For many European publics, Gaza is a test of whether their governments’ human-rights principles carry real weight.
Big Picture: A De Facto Partition of Gaza?
The most troubling possibility is that temporary measures become permanent:
The yellow line and controlled crossings could harden into a new territorial division.
Gaza could be split into a militarised zone under Israeli oversight and a crowded enclave with limited sovereignty.
This would mirror fragmentation patterns seen in the West Bank, entrenching instability rather than resolving it.
Such an arrangement would not end the conflict; it would simply reshape it.
What to Watch Next
1. Hostage negotiations and the next phase
Progress on remaining hostage cases will reveal whether Israel and Palestinian factions are willing to move to deeper stages of the ceasefire plan.
2. Whether the yellow line becomes permanent
Watch for physical fortifications, expanded outposts or long-term infrastructure that signals entrenchment.
3. The final form of the Rafah crossing
A two-way crossing could ease humanitarian strain; a one-way route would intensify population-transfer fears.
4. The Lebanon front
Any shift from calibrated exchanges to heavier bombardment would be a warning sign of regional escalation.
5. UK and European policy
Arms export decisions, aid commitments and diplomatic pressure will indicate whether Western governments still believe the ceasefire can evolve into a political settlement.
Conclusion
The Gaza ceasefire has stopped the full intensity of war, but it has not created peace.
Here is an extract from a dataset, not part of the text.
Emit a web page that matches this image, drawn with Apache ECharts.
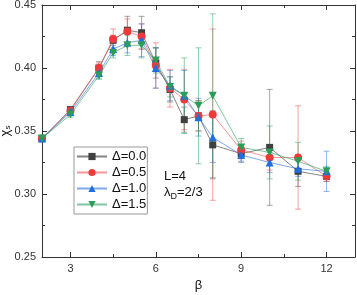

The yellow line, Rafah crossing and the Lebanon front each represent choices that could either stabilise or fracture the region further.
For Gazans, the stakes are existential. For Israel, the choices shape its long-term security and legitimacy. For the UK and Europe, this moment is a test of principles versus realpolitik.
The coming weeks will determine whether this ceasefire is a bridge to a political settlement – or the blueprint for a new and unstable status quo.